While many people enjoy jumping in the cold water to swim the ocean, I enjoy sitting and watching the existence that is the ocean and everything that makes the deep blue water the living organism that fuels our planet. I watch the people on the beach, if there are any, and the things they do to enjoy their time. Or I take a walk, absorbing the details of the scene around me, such as the coarseness of the sand or the way the terns dive into the water or the white noise of the water in perpetual motion.
Old Silver Beach happens to be have a shallow shelf that extends at least 50 yards out into water, so at low tide you can walk most of the shelf with barely more than your waist in the water. There is velvety soft sand starting at ten feet out, easier on the feet than the coarse, pebbly sand at the natural high and low tide lines. There aren’t many shells or sea glass fragments for fossicking, though I gave it my best. I collected a few pieces of well-scrubbed quartz and volcanic rock to take home. My children played in the sand with Daddy and the awesome Aunties, digging forts, building castles, and sifting sand grains.

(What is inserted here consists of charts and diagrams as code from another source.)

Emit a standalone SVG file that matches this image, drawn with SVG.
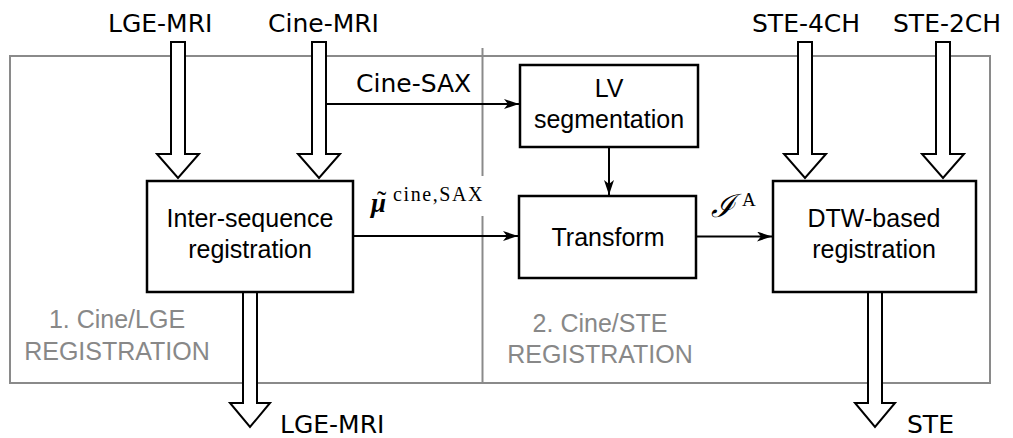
<svg xmlns="http://www.w3.org/2000/svg" width="1013" height="438" viewBox="0 0 1013 438">
<style>
.lbl{font-family:"DejaVu Sans",sans-serif;font-size:25px;fill:#000}
.box{fill:#fff;stroke:#000;stroke-width:2.5}
.bt{font-family:"Liberation Sans",Arial,sans-serif;font-size:25px;fill:#000;text-anchor:middle}
.gt{font-family:"Liberation Sans",Arial,sans-serif;font-size:25px;fill:#888;text-anchor:middle}
.frame{fill:none;stroke:#8a8a8a;stroke-width:2}
.blk{fill:#fff;stroke:#000;stroke-width:2;stroke-linejoin:miter}
.ln{stroke:#000;stroke-width:2;fill:none}
.mth{font-family:"Liberation Serif","Times New Roman",serif;fill:#000}
</style>
<defs>
<marker id="ah" markerUnits="userSpaceOnUse" markerWidth="16" markerHeight="12" refX="15" refY="5" orient="auto">
<path d="M0,0 L15,5 L0,10 L4,5 z" fill="#000"/>
</marker>
</defs>
<rect width="1013" height="438" fill="#fff"/>
<g id="frame">
<rect class="frame" x="10" y="56" width="980" height="327"/>
<line class="frame" x1="482.5" y1="48" x2="482.5" y2="176"/>
<line class="frame" x1="482.5" y1="216" x2="482.5" y2="383"/>
<text class="gt" x="117" y="328">1. Cine/LGE</text>
<text class="gt" x="117" y="360">REGISTRATION</text>
<text class="gt" x="600" y="332">2. Cine/STE</text>
<text class="gt" x="600" y="363">REGISTRATION</text>
</g>
<g id="connectors">
<polygon class="blk" points="171,42 185,42 185,154 199,154 178,178 157,154 171,154"/>
<polygon class="blk" points="312,42 326,42 326,154 340,154 319,178 298,154 312,154"/>
<polygon class="blk" points="798,42 812,42 812,154 826,154 805,178 784,154 798,154"/>
<polygon class="blk" points="936,42 950,42 950,154 964,154 943,178 922,154 936,154"/>
<polygon class="blk" points="243,292 257,292 257,403 270,403 250,427 230,403 243,403"/>
<polygon class="blk" points="868,292 882,292 882,403 895,403 875,427 855,403 868,403"/>
<line class="ln" x1="326" y1="104" x2="519" y2="104" marker-end="url(#ah)"/>
<line class="ln" x1="609" y1="147" x2="609" y2="195" marker-end="url(#ah)"/>
<line class="ln" x1="353" y1="236" x2="518" y2="236" marker-end="url(#ah)"/>
<line class="ln" x1="696" y1="236.5" x2="772" y2="236.5" marker-end="url(#ah)"/>
<text class="lbl" x="356" y="92">Cine-SAX</text>
<text class="mth" x="371" y="212" font-size="27"><tspan font-weight="bold" font-style="italic">μ</tspan><tspan x="377" y="210" font-size="28">˜</tspan><tspan x="393" y="201" font-size="20" letter-spacing="1.6">cine,SAX</tspan></text>
<text x="711" y="217" font-family="'DejaVu Serif',serif" font-size="32" font-style="italic" fill="#000">ℐ<tspan x="742" y="206" font-family="'Liberation Serif',serif" font-size="19" font-style="normal">A</tspan></text>
</g>
<g id="inputs">
<text class="lbl" x="108" y="32">LGE-MRI</text>
<text class="lbl" x="268" y="32">Cine-MRI</text>
<text class="lbl" x="752" y="32">STE-4CH</text>
<text class="lbl" x="893" y="32">STE-2CH</text>
</g>
<g id="outputs">
<text class="lbl" x="280" y="433">LGE-MRI</text>
<text class="lbl" x="907" y="433">STE</text>
</g>
<g id="inter-seq">
<rect class="box" x="147" y="181" width="206" height="111"/>
<text class="bt" x="250" y="227">Inter-sequence</text>
<text class="bt" x="250" y="258">registration</text>
</g>
<g id="lv-seg">
<rect class="box" x="520" y="65" width="178" height="82"/>
<text class="bt" x="609" y="97">LV</text>
<text class="bt" x="609" y="128">segmentation</text>
</g>
<g id="transform">
<rect class="box" x="519" y="196" width="177" height="82"/>
<text class="bt" x="608" y="246">Transform</text>
</g>
<g id="dtw">
<rect class="box" x="773" y="181" width="203" height="111"/>
<text class="bt" x="874" y="227">DTW-based</text>
<text class="bt" x="874" y="258">registration</text>
</g>
</svg>
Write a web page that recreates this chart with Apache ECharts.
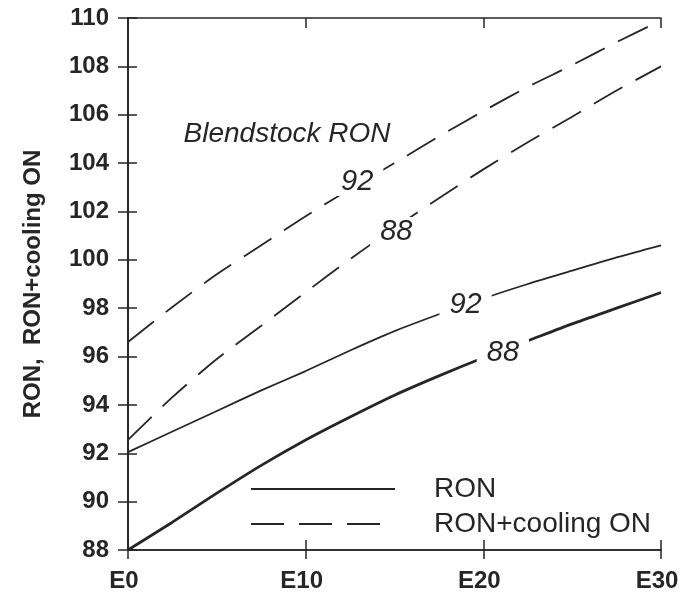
<!DOCTYPE html>
<html>
<head>
<meta charset="utf-8">
<script src="https://cdn.jsdelivr.net/npm/echarts@6/dist/echarts.min.js"></script>
<style>
  html, body { margin: 0; padding: 0; background: #fff; }
  #ronChart { width: 691px; height: 593px; }
</style>
</head>
<body>
<div id="ronChart"></div>
<script>
// ethanol blend level (E0 .. E30)
const ethanolLevels = [0, 2.5, 5, 7.5, 10, 12.5, 15, 17.5, 20, 22.5, 25, 27.5, 30];
const xTickValues = [0, 10, 20, 30];
const xTickLabels = ['E0', 'E10', 'E20', 'E30'];

// RON of the blend
const ron92 = [92.05, 92.9, 93.75, 94.6, 95.4, 96.25, 97.05, 97.75, 98.4, 99.0, 99.55, 100.1, 100.6];
const ron88 = [88.0, 89.15, 90.35, 91.5, 92.55, 93.5, 94.4, 95.2, 95.95, 96.65, 97.35, 98.0, 98.65];
// RON + charge cooling octane number
const cool92 = [96.6, 98.05, 99.4, 100.6, 101.8, 102.93, 104.0, 105.1, 106.15, 107.15, 108.05, 109.0, 109.9];
const cool88 = [92.55, 94.32, 95.9, 97.27, 98.66, 100.03, 101.32, 102.55, 103.74, 104.86, 105.92, 107.0, 108.0];

// blendstock labels sitting on the curves [E, value]
const blendLabels = ['92', '88', '92', '88'];
const blendLabelAt = [[19.0, 98.15], [21.1, 96.16], [12.9, 103.24], [15.1, 101.17]];
const titleText = 'Blendstock RON';
const titleAt = [8.95, 105.2];

const ink = '#262626';
const font = 'Liberation Sans, Arial, sans-serif';

function pairs(vals) {
  return ethanolLevels.map((e, i) => [e, vals[i]]);
}

function tagPoint(i) {
  return {
    symbol: 'rect',
    symbolSize: 0,
    silent: true,
    label: {
      show: true,
      position: 'inside',
      formatter: '{b}',
      fontFamily: font,
      fontStyle: 'italic',
      fontSize: 29,
      color: ink,
      backgroundColor: '#fff',
      padding: [0, 10],
    },
    data: [{ name: blendLabels[i], coord: blendLabelAt[i] }],
  };
}

function lineSeries(name, vals, width, dashed, idx) {
  return {
    name: name,
    type: 'line',
    data: pairs(vals),
    symbol: 'none',
    smooth: 0.25,
    lineStyle: {
      color: ink,
      width: width,
      type: dashed ? [33, 15] : 'solid',
    },
    itemStyle: { color: ink },
    markPoint: tagPoint(idx),
  };
}

let series = [
  lineSeries('RON', ron92, 1.8, false, 0),
  lineSeries('RON', ron88, 2.8, false, 1),
  lineSeries('RON+cooling ON', cool92, 1.8, true, 2),
  lineSeries('RON+cooling ON', cool88, 1.8, true, 3),
];
// title text inside the plot
series[0].markPoint.data.push({
  name: titleText,
  coord: titleAt,
  label: { backgroundColor: 'transparent', padding: 0, fontSize: 28 },
});

const axisLine = { show: true, lineStyle: { color: ink, width: 1.5 } };
const tickStyle = { color: ink, width: 1.5 };

let myChart = echarts.init(document.getElementById('ronChart'));
myChart.setOption({
  animation: false,
  grid: { left: 128, right: 30, top: 18, bottom: 43 },
  legend: {
    data: ['RON', 'RON+cooling ON'],
    orient: 'vertical',
    left: 250,
    top: 475,
    padding: 0,
    itemWidth: 144,
    itemHeight: 20,
    itemGap: 7,
    selectedMode: false,
    itemStyle: { opacity: 0 },
    textStyle: {
      fontFamily: font,
      fontSize: 28,
      color: ink,
      padding: [0, 0, 0, 34],
    },
  },
  xAxis: [
    {
      type: 'value', min: 0, max: 30, interval: 10, position: 'bottom',
      axisLine: axisLine,
      axisTick: { show: true, inside: false, length: 9, lineStyle: tickStyle },
      splitLine: { show: false },
      axisLabel: {
        margin: 19,
        fontFamily: font, fontSize: 24, fontWeight: 'bold', color: ink,
        padding: [0, 8, 0, 0],
        formatter: (v) => xTickLabels[xTickValues.indexOf(v)],
      },
    },
    {
      type: 'value', min: 0, max: 30, interval: 10, position: 'bottom',
      axisLine: axisLine,
      axisTick: { show: true, inside: true, length: 10, lineStyle: tickStyle },
      splitLine: { show: false }, axisLabel: { show: false },
    },
    {
      type: 'value', min: 0, max: 30, interval: 10, position: 'top',
      axisLine: axisLine,
      axisTick: { show: true, inside: true, length: 10, lineStyle: tickStyle },
      splitLine: { show: false }, axisLabel: { show: false },
    },
  ],
  yAxis: [
    {
      type: 'value', min: 88, max: 110, interval: 2, position: 'left',
      name: 'RON,  RON+cooling ON',
      nameLocation: 'middle',
      nameGap: 83,
      nameTextStyle: { fontFamily: font, fontSize: 24, fontWeight: 'bold', color: ink },
      axisLine: axisLine,
      axisTick: { show: true, inside: false, length: 10, lineStyle: tickStyle },
      splitLine: { show: false },
      axisLabel: { margin: 19, fontFamily: font, fontSize: 24, fontWeight: 'bold', color: ink },
    },
    {
      type: 'value', min: 88, max: 110, interval: 2, position: 'left',
      axisLine: axisLine,
      axisTick: { show: true, inside: true, length: 9, lineStyle: tickStyle },
      splitLine: { show: false }, axisLabel: { show: false },
    },
    {
      type: 'value', min: 88, max: 110, interval: 2, position: 'right',
      axisLine: axisLine,
      axisTick: { show: true, inside: true, length: 10, lineStyle: tickStyle },
      splitLine: { show: false }, axisLabel: { show: false },
    },
  ],
  series: series,
});
</script>
</body>
</html>
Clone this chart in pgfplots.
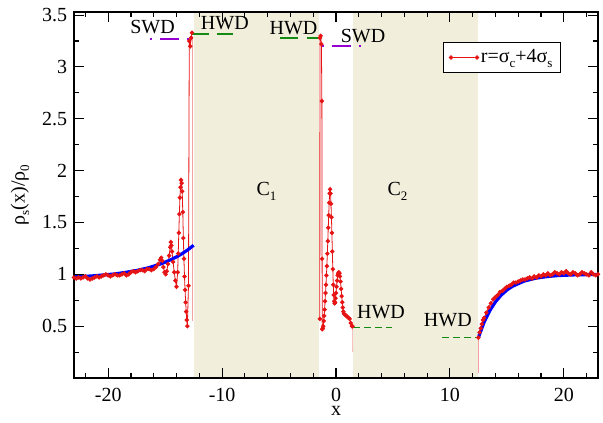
\documentclass[border=0pt]{standalone}
\usepackage{fontspec}
\setmainfont{Liberation Serif}
\usepackage{pgfplots}
\pgfplotsset{compat=1.18}
\definecolor{wall}{RGB}{241,238,219}
\definecolor{dred}{RGB}{230,20,20}
\definecolor{swd}{RGB}{150,0,210}
\definecolor{hwd}{RGB}{20,140,20}
\newcommand\lo[1]{\raisebox{-0.5ex}{\fontsize{13}{13}\selectfont #1}}
\pgfplotsset{legend image code/.code={\draw[#1] plot coordinates {(0pt,0pt) (26pt,0pt)};}}

\begin{document}
\fontsize{20}{24}\selectfont
\begin{tikzpicture}
\begin{axis}[
  scale only axis, width=524pt, height=366pt,
  xmin=-23, xmax=23, ymin=0, ymax=3.53,
  axis on top,
  axis line style={line width=1.3pt},
  every tick/.style={line width=1.1pt, black},
  major tick length=10pt, minor tick length=5pt,
  tick align=inside,
  xtick={-20,-10,0,10,20}, minor xtick={-22,-20,...,22},
  ytick={0.5,1,1.5,2,2.5,3,3.5},
  minor ytick={0.25,0.75,1.25,1.75,2.25,2.75,3.25},
  tick label style={font=\fontsize{20}{24}\selectfont},
  xticklabel style={yshift=-3pt},
  /pgf/number format/assume math mode=true,
  label style={font=\fontsize{20}{24}\selectfont},
  xlabel={x}, ylabel={ρ\lo{s}(x)/ρ\lo{0}},
  every axis x label/.style={at={(axis description cs:0.5,-0.09)}, anchor=center},
  every axis y label/.style={at={(axis description cs:-0.103,0.5)}, rotate=90, anchor=center},
  legend style={at={(0.704,0.918)}, anchor=north west, draw=black,
    line width=0.8pt, font=\fontsize{20}{24}\selectfont,
    inner xsep=6pt, inner ysep=5pt},
]
% confining walls
\addplot[fill=wall, draw=none, forget plot] coordinates {(-12.5,0) (-12.5,3.53) (-1.5,3.53) (-1.5,0)} -- cycle;
\addplot[fill=wall, draw=none, forget plot] coordinates {(1.5,0) (1.5,3.53) (12.5,3.53) (12.5,0)} -- cycle;

% wall-density levels
\addplot[swd, line width=2.4pt, dash pattern=on 2pt off 8pt on 19pt off 8pt, forget plot] coordinates {(-16.3,3.27) (-12.6,3.27)};
\addplot[swd, line width=2.4pt, dash pattern=on 2pt off 8pt on 19pt off 8pt, forget plot] coordinates {(-1.2,3.20) (2.2,3.20)};
\addplot[hwd, line width=2.4pt, dash pattern=on 17pt off 8pt, forget plot] coordinates {(-12.6,3.32) (-9.0,3.32)};
\addplot[hwd, line width=2.4pt, dash pattern=on 18pt off 9pt, forget plot] coordinates {(-4.9,3.28) (-1.6,3.28)};
\addplot[hwd, line width=1.2pt, dash pattern=on 7pt off 4pt, forget plot] coordinates {(1.5,0.49) (4.9,0.49)};
\addplot[hwd, line width=1.2pt, dash pattern=on 7pt off 4pt, forget plot] coordinates {(9.3,0.39) (12.5,0.39)};

% faint ends of the profile at the walls
\addplot[dred!40, line width=0.6pt, forget plot] coordinates {(-12.62,3.3) (-12.62,0.55)};
\addplot[dred!40, line width=0.6pt, forget plot] coordinates {(1.45,0.5) (1.47,0.25)};
\addplot[dred!40, line width=0.6pt, forget plot] coordinates {(12.5,0.39) (12.5,0.05)};

% density profile
\addplot[dred, line width=0.8pt, mark=*, mark size=1.8pt, mark options={fill=dred, draw=dred}]
coordinates {
(-23.0,0.97) (-22.8,0.96) (-22.6,0.97) (-22.4,0.96) (-22.2,0.97) (-22.0,0.98)
(-21.8,0.96) (-21.6,0.95) (-21.4,0.96) (-21.2,0.97) (-21.0,0.98) (-20.8,0.97)
(-20.6,0.98) (-20.4,0.99) (-20.2,1.00) (-20.0,0.99) (-19.8,0.98) (-19.6,0.99)
(-19.4,1.00) (-19.2,0.99) (-19.0,0.99) (-18.8,1.00) (-18.6,1.01) (-18.4,0.99)
(-18.2,1.00) (-18.0,1.02) (-17.8,1.03) (-17.6,1.02) (-17.4,1.03) (-17.2,1.04)
(-17.0,1.04) (-16.8,1.03) (-16.6,1.05) (-16.4,1.05) (-16.2,1.04) (-16.0,1.05)
(-15.8,1.07) (-15.6,1.10) (-15.45,1.14) (-15.35,1.16) (-15.25,1.13) (-15.15,1.07)
(-15.05,1.02) (-14.95,1.00) (-14.85,1.03) (-14.75,1.10) (-14.65,1.18) (-14.55,1.26)
(-14.5,1.31) (-14.45,1.28) (-14.4,1.22) (-14.3,1.12) (-14.2,1.02) (-14.1,0.94)
(-14.0,0.88) (-13.9,1.02) (-13.85,1.20) (-13.8,1.40) (-13.75,1.58) (-13.7,1.74)
(-13.65,1.84) (-13.6,1.91) (-13.55,1.88) (-13.5,1.80) (-13.45,1.60) (-13.4,1.35)
(-13.35,1.15) (-13.3,0.98) (-13.25,0.85) (-13.2,0.73) (-13.15,0.64) (-13.1,0.56)
(-13.05,0.50) (-12.95,0.89) (-12.88,3.25) (-12.8,3.2) (-12.72,3.28) (-12.65,3.33)
};
\addlegendentry{r=σ\lo{c}+4σ\lo{s}}
\addplot[dred, line width=0.8pt, mark=*, mark size=1.8pt, mark options={fill=dred, draw=dred}, forget plot]
coordinates {
(-1.42,0.57) (-1.41,3.28) (-1.35,3.30) (-1.28,3.22) (-1.24,2.67) (-1.22,1.15)
(-1.20,0.47) (-1.16,0.48) (-1.12,0.50) (-1.08,0.55) (-1.04,0.60) (-1.00,0.66)
(-0.96,0.74) (-0.92,0.82) (-0.88,0.90) (-0.84,0.99) (-0.80,1.08) (-0.76,1.20)
(-0.72,1.32) (-0.68,1.45) (-0.64,1.57) (-0.60,1.69) (-0.56,1.78) (-0.52,1.82)
(-0.48,1.78) (-0.44,1.68) (-0.40,1.55) (-0.36,1.40) (-0.32,1.22) (-0.28,1.05)
(-0.24,0.90) (-0.20,0.80) (-0.16,0.74) (-0.12,0.72) (-0.08,0.73) (-0.04,0.77)
(0.00,0.82) (0.05,0.88) (0.10,0.94) (0.15,0.99) (0.20,1.01) (0.25,1.02)
(0.30,1.01) (0.35,0.98) (0.40,0.93) (0.45,0.86) (0.50,0.79) (0.55,0.73)
(0.60,0.68) (0.65,0.64) (0.70,0.62) (0.80,0.61) (0.90,0.60) (1.00,0.59)
(1.10,0.58) (1.20,0.57) (1.30,0.53) (1.40,0.50) (1.45,0.50)
};
\addplot[dred, line width=0.8pt, mark=*, mark size=1.8pt, mark options={fill=dred, draw=dred}, forget plot]
coordinates {
(12.5,0.39) (12.6,0.44) (12.7,0.48) (12.8,0.52) (12.9,0.56) (13.0,0.58)
(13.2,0.63) (13.4,0.68) (13.6,0.72) (13.8,0.76) (14.0,0.78) (14.2,0.80)
(14.4,0.83) (14.6,0.84) (14.8,0.86) (15.0,0.88) (15.2,0.89) (15.4,0.90)
(15.6,0.92) (15.8,0.92) (16.0,0.93) (16.2,0.94) (16.4,0.95) (16.6,0.95)
(16.8,0.96) (17.0,0.97) (17.2,0.96) (17.4,0.98) (17.6,0.97) (17.8,0.99)
(18.0,0.98) (18.2,1.00) (18.4,0.99) (18.6,1.01) (18.8,0.99) (19.0,1.00)
(19.2,1.02) (19.4,1.01) (19.6,1.00) (19.8,1.02) (20.0,1.01) (20.2,1.03)
(20.4,1.01) (20.6,1.00) (20.8,1.02) (21.0,1.01) (21.2,0.99) (21.4,1.00)
(21.6,1.02) (21.8,1.01) (22.0,1.00) (22.2,0.99) (22.4,1.02) (22.6,1.00)
(22.8,0.99) (23.0,1.00)
};

% fits
\addplot[blue, line width=3.2pt, forget plot] coordinates {
(-23,0.976) (-22.5,0.978) (-21.5,0.984) (-20.5,0.993) (-19.5,1.003) (-18.5,1.018)
(-17.5,1.037) (-16.5,1.062) (-15.5,1.096) (-15,1.117) (-14.5,1.141) (-14,1.168)
(-13.5,1.200) (-13,1.237) (-12.5,1.280)
};
\addplot[blue, line width=3.2pt, forget plot] coordinates {
(12.5,0.39) (13,0.538) (13.5,0.650) (14,0.735) (14.5,0.799) (15,0.848)
(15.5,0.885) (16.5,0.934) (17.5,0.962) (18.5,0.978) (19.5,0.988) (21,0.995) (23,0.999)
};

% annotations
\node at (axis cs:-16.1,3.385) {SWD};
\node at (axis cs:-9.76,3.42) {HWD};
\node at (axis cs:-3.73,3.37) {HWD};
\node at (axis cs:2.37,3.30) {SWD};
\node at (axis cs:3.95,0.635) {HWD};
\node at (axis cs:9.82,0.5625) {HWD};
\node at (axis cs:-6.1,1.8) {C\lo{1}};
\node at (axis cs:5.4,1.8) {C\lo{2}};
\end{axis}
\path (current axis.south west) ++(-74pt,-42pt) rectangle ([shift={(5pt,12pt)}]current axis.north east);
\end{tikzpicture}
\end{document}
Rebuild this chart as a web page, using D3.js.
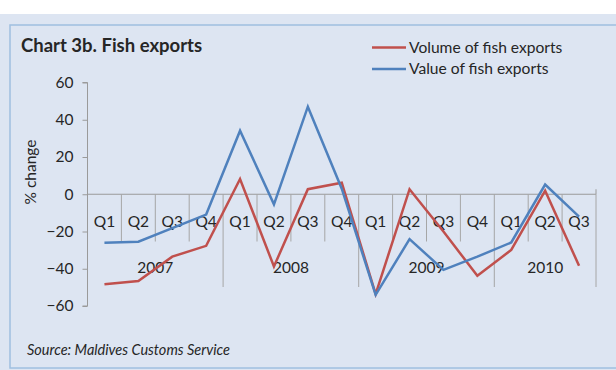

The children jump into the water without much apprehension, hurrying out into the short waves with boogie boards, goggles, balls, and buckets. My little one coined the term “sea salad” while running away from bits of kelp and sea grass washing up the shore. Amongst the green bits, I noticed some fragments of sea grass moving against the current. Following one, I discovered these were actually pipefish, a member of the same family as seahorses, swimming along the shore. These are six to eight inches long and colored to blend in with the seagrass. I also spotted hermit crabs (one of which pinched my foot as I walked too close), clams, oysters, gulls, terns, and a flock of four swans flying overhead. The swans nest in inlets and estuaries along the coast.
My husband and I decided to walk up the nearby estuary at low tide. The current coming out of the reinforced channel was nearly strong enough to push us back out to the sea. We trudged ahead, curious what we would find in the grassy wetland on the other side of the road. More oysters and other shellfish cluttered the shores. Gulls nested in high areas that were surrounded by water at any tide. Minnows swarmed in the current, popping to the surface to feed on passing algae and bugs. Shrimp moved about in the brackish water. Fiddler crabs no larger than tennis balls scuttled in the mud, hiding in their burrows so fast you barely got a look at them. Later, I observed the tide pushing into the estuary and submerging most of the sandbars.
Back at the beach, where we parked our belongings for several hours of the day, we ate a picnic lunch of sandwiches, chips, and cookies. The ring-billed gulls attempted to make friends with our party, daring within a few feet hoping we’d toss a scrap. We refused and they moved on to the next beach blanket. After lunch, there was more water and sand time. We usually attracted children from other families when we played ball in the water. One pair of children joined us and our Waboba (Water Bouncing Ball), and we noticed that they were being attended by a pair of young care givers whose main purpose on the beach was sunbathing and texting.
My son, who until this trip was complaining that he was terrified of water and crossing it in any form, such as bridges or boats, made his way to the farthest edge of the underwater shelf and didn’t complain once about getting his head wet. He wasn’t worried at all about the water into which he’d plunged. He was happy to find other kids to play with during the summer days.
My daughter waded out while holding hands with an adult. She’s only 2 1/2 and easily knocked over by incoming waves. She ventured out about half-way from dry land before heading back, grinning the entire time.
One of the best parts about Cape Cod lodging is the outdoor shower, so the sand and salt stays outside where it belongs. The house we rented this year had a shower with a spacious cedar frame and walls and plenty of hot water for the six of us to wash up (separately) before going inside. After a great day at the beach, it was time for clam chowder.